Так трудно признаться себе, что все, о чем мечтаешь - пустое, а все, чего боишься - и есть жизнь. Я не о мечте вообще, а о состояниях восторженно умилительной тупости, когда, например, выходишь поздно ночью от приятелей, с которыми распил бутылочку-другую да сыграл в преферанс, и томно так думаешь, мочась в темноте на придорожный столб: "Хорошо бы, чтобы так было всегда!" Вот, что тянет нас к вечной жизни, понимаемой как житие-бытие день за днем, год за годом, век за веком. К такой псевдовечности зовут нас инстинкты, комплексы, страсти, слабости, заблуждения etc., но отнюдь не истина.

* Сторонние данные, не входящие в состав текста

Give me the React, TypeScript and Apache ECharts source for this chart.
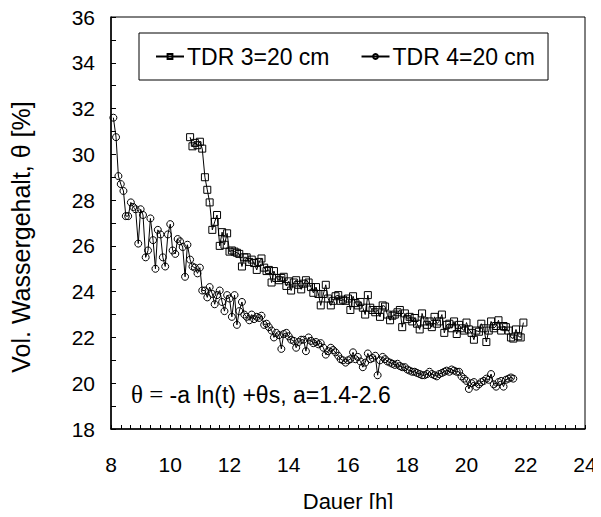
import React, { useEffect, useRef } from "react";
import * as echarts from "echarts";

const tdr3Time = [10.67,10.75,10.83,10.92,11.0,11.08,11.17,11.25,11.33,11.42,11.5,11.58,11.67,11.75,11.83,11.92,12.0,12.08,12.17,12.25,12.33,12.42,12.5,12.58,12.67,12.75,12.83,12.92,13.0,13.08,13.17,13.25,13.33,13.42,13.5,13.58,13.67,13.75,13.83,13.92,14.0,14.08,14.17,14.25,14.33,14.42,14.5,14.58,14.67,14.75,14.83,14.92,15.0,15.08,15.17,15.25,15.33,15.42,15.5,15.58,15.67,15.75,15.83,15.92,16.0,16.08,16.17,16.25,16.33,16.42,16.5,16.58,16.67,16.75,16.83,16.92,17.0,17.08,17.17,17.25,17.33,17.42,17.5,17.58,17.67,17.75,17.83,17.92,18.0,18.08,18.17,18.25,18.33,18.42,18.5,18.58,18.67,18.75,18.83,18.92,19.0,19.08,19.17,19.25,19.33,19.42,19.5,19.58,19.67,19.75,19.83,19.92,20.0,20.08,20.17,20.25,20.33,20.42,20.5,20.58,20.67,20.75,20.83,20.92,21.0,21.08,21.17,21.25,21.33,21.42,21.5,21.58,21.67,21.75,21.83,21.92];
const tdr3Value = [30.75,30.35,30.5,30.4,30.55,30.25,29.0,28.45,27.9,26.7,27.05,27.35,26.0,26.6,26.05,26.55,25.75,25.8,25.75,25.7,25.65,25.1,25.5,25.5,25.3,25.4,25.25,24.95,25.3,25.45,25.05,24.9,24.95,24.4,24.9,24.6,24.5,24.6,24.65,24.25,24.45,24.05,24.4,24.5,24.3,24.1,24.35,24.5,24.4,24.2,23.95,24.2,23.9,23.4,23.9,24.3,23.7,23.4,23.6,23.8,23.85,23.6,23.65,23.6,23.7,23.2,23.8,23.5,23.4,23.55,23.3,23.0,23.85,23.3,23.2,23.1,23.2,22.9,23.4,23.35,23.0,22.75,22.95,23.0,23.1,23.2,22.45,23.05,22.8,22.9,22.7,22.85,22.6,22.35,23.05,22.7,22.55,22.7,22.45,22.9,22.6,22.7,23.0,22.2,22.55,22.6,22.4,22.7,22.15,22.55,22.4,22.3,22.65,22.35,22.2,21.9,22.3,22.25,22.6,22.4,21.8,22.3,22.7,22.4,22.5,22.75,22.3,22.5,22.45,22.3,22.0,21.95,22.35,22.05,22.0,22.65];

const tdr4Time = [8.08,8.17,8.25,8.33,8.42,8.5,8.58,8.67,8.75,8.83,8.92,9.0,9.08,9.17,9.25,9.33,9.42,9.5,9.58,9.67,9.75,9.83,9.92,10.0,10.08,10.17,10.25,10.33,10.42,10.5,10.58,10.67,10.75,10.83,10.92,11.0,11.08,11.17,11.25,11.33,11.42,11.5,11.58,11.67,11.75,11.83,11.92,12.0,12.08,12.17,12.25,12.33,12.42,12.5,12.58,12.67,12.75,12.83,12.92,13.0,13.08,13.17,13.25,13.33,13.42,13.5,13.58,13.67,13.75,13.83,13.92,14.0,14.08,14.17,14.25,14.33,14.42,14.5,14.58,14.67,14.75,14.83,14.92,15.0,15.08,15.17,15.25,15.33,15.42,15.5,15.58,15.67,15.75,15.83,15.92,16.0,16.08,16.17,16.25,16.33,16.42,16.5,16.58,16.67,16.75,16.83,16.92,17.0,17.08,17.17,17.25,17.33,17.42,17.5,17.58,17.67,17.75,17.83,17.92,18.0,18.08,18.17,18.25,18.33,18.42,18.5,18.58,18.67,18.75,18.83,18.92,19.0,19.08,19.17,19.25,19.33,19.42,19.5,19.58,19.67,19.75,19.83,19.92,20.0,20.08,20.17,20.25,20.33,20.42,20.5,20.58,20.67,20.75,20.83,20.92,21.0,21.08,21.17,21.25,21.33,21.42,21.5,21.58];
const tdr4Value = [31.6,30.75,29.05,28.7,28.4,27.3,27.3,27.9,27.7,27.6,26.1,27.6,27.35,25.5,25.8,27.2,26.25,25.0,26.7,26.5,25.5,25.1,26.5,26.95,25.8,25.65,26.3,26.2,25.95,24.65,26.05,25.4,25.1,25.05,24.8,25.05,24.05,24.05,23.75,24.2,23.9,23.45,23.85,24.05,23.55,23.15,23.85,23.7,22.9,23.85,22.55,23.15,23.55,23.0,22.9,22.75,23.0,22.8,22.9,22.85,22.95,22.55,22.6,22.45,22.3,22.0,22.2,22.1,21.5,22.15,22.2,22.05,21.9,21.85,21.55,21.8,21.9,21.9,21.4,22.0,21.85,21.75,21.8,21.7,21.75,21.55,21.25,21.4,21.55,21.45,21.35,21.2,21.05,21.0,20.9,21.0,21.05,21.35,21.05,21.15,20.95,20.7,20.9,21.3,21.05,21.1,21.2,20.35,21.0,21.15,21.05,20.95,20.9,20.85,20.8,20.85,20.75,20.7,20.7,20.6,20.55,20.5,20.5,20.45,20.4,20.35,20.35,20.4,20.5,20.4,20.35,20.3,20.4,20.45,20.5,20.55,20.5,20.6,20.55,20.5,20.5,20.3,20.2,20.1,19.75,20.0,20.05,19.85,19.95,20.05,20.1,20.2,20.15,20.4,19.95,19.85,20.05,20.1,19.85,20.15,20.2,20.25,20.2];

const seriesNames = ["TDR 3=20 cm", "TDR 4=20 cm"];
const xMin = 8, xMax = 24, xStep = 2;
const yMin = 18, yMax = 36, yStep = 2;
const xTitle = "Dauer [h]";
const yTitle = "Vol. Wassergehalt, θ [%]";
const note = "-a ln(t) +θs, a=1.4-2.6";

const FONT = "'Liberation Sans', Arial, sans-serif";

export default function App() {
  const ref = useRef<HTMLDivElement>(null);
  useEffect(() => {
    if (!ref.current) return;
    const chart = echarts.init(ref.current, null, { renderer: "svg" });
    const mk = (t: number[], v: number[]) => t.map((x, i) => [x, v[i]]);
    chart.setOption({
      animation: false,
      backgroundColor: "#fff",
      grid: {
        left: 111, right: 16, top: 17, bottom: 85,
        show: true, borderColor: "#000", borderWidth: 1, backgroundColor: "transparent",
      },
      legend: {
        left: 139, top: 33,
        padding: [12, 13, 12, 16],
        borderColor: "#000", borderWidth: 1, borderRadius: 0,
        itemWidth: 28, itemHeight: 6, itemGap: 31,
        textStyle: { fontFamily: FONT, fontSize: 23, color: "#000", padding: [0, 0, 0, -2] },
        data: seriesNames,
      },
      xAxis: {
        type: "value", min: xMin, max: xMax, interval: xStep,
        name: xTitle, nameLocation: "middle", nameGap: 61,
        nameTextStyle: { fontFamily: FONT, fontSize: 22, color: "#000" },
        axisLine: { lineStyle: { color: "#000", width: 1.5 } },
        axisTick: { inside: true, length: 4, lineStyle: { color: "#000" } },
        minorTick: { show: true, splitNumber: 6, length: 4, lineStyle: { color: "#000" } },
        axisLabel: { fontFamily: FONT, fontSize: 21, color: "#000", margin: 25 },
        splitLine: { show: false },
      },
      yAxis: {
        type: "value", min: yMin, max: yMax, interval: yStep,
        axisLine: { lineStyle: { color: "#000", width: 1.5 } },
        axisTick: { inside: true, length: 5, lineStyle: { color: "#000" } },
        minorTick: { show: true, splitNumber: 2, length: 5, lineStyle: { color: "#000" } },
        axisLabel: { fontFamily: FONT, fontSize: 21, color: "#000", margin: 16 },
        splitLine: { show: false },
      },
      graphic: [
        {
          type: "text", x: 21, y: 237, rotation: Math.PI / 2,
          style: {
            text: yTitle, font: `25px ${FONT}`, fill: "#000",
            align: "center", verticalAlign: "middle",
          },
        },
        {
          type: "text", left: 131, top: 382,
          style: {
            text: "{s|θ = }" + note,
            font: `23px ${FONT}`,
            fill: "#000",
            rich: {
              s: { fontFamily: "'Liberation Serif', 'Times New Roman', serif", fontSize: 25, fill: "#000" },
            },
          },
        },
      ],
      series: [
        {
          name: seriesNames[0], type: "line", data: mk(tdr3Time, tdr3Value),
          symbol: "rect", symbolSize: 7, showAllSymbol: true,
          lineStyle: { color: "#000", width: 1 },
          itemStyle: { color: "rgba(0,0,0,0)", borderColor: "#000", borderWidth: 1 },
        },
        {
          name: seriesNames[1], type: "line", data: mk(tdr4Time, tdr4Value),
          symbol: "circle", symbolSize: 7, showAllSymbol: true,
          lineStyle: { color: "#000", width: 1 },
          itemStyle: { color: "rgba(0,0,0,0)", borderColor: "#000", borderWidth: 1 },
        },
      ],
    });
    return () => chart.dispose();
  }, []);
  return <div ref={ref} style={{ width: 601, height: 517, margin: -8 }} />;
}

Мы мечтаем, чтобы жизнь была сытой и спокойной, чтобы нас обошли беды и лишения, чтобы мы спали на чистом белье, чтобы исправно работала канализация, чтобы не болел живот или зубы, чтобы каждый вечер в натопленной гостиной нас ждал душистый чай со слоеным пирогом, чтобы нас все любили и во всем шли навстречу. Мы мечтаем, наконец, чтобы весь этот кретинизм длился до бесконечности долго. Прервите себя в любой момент бодрствования (и даже сна) и зафиксируйте свои доминирующие желания: они только об этом. Так, слава Богу, что мы смертны!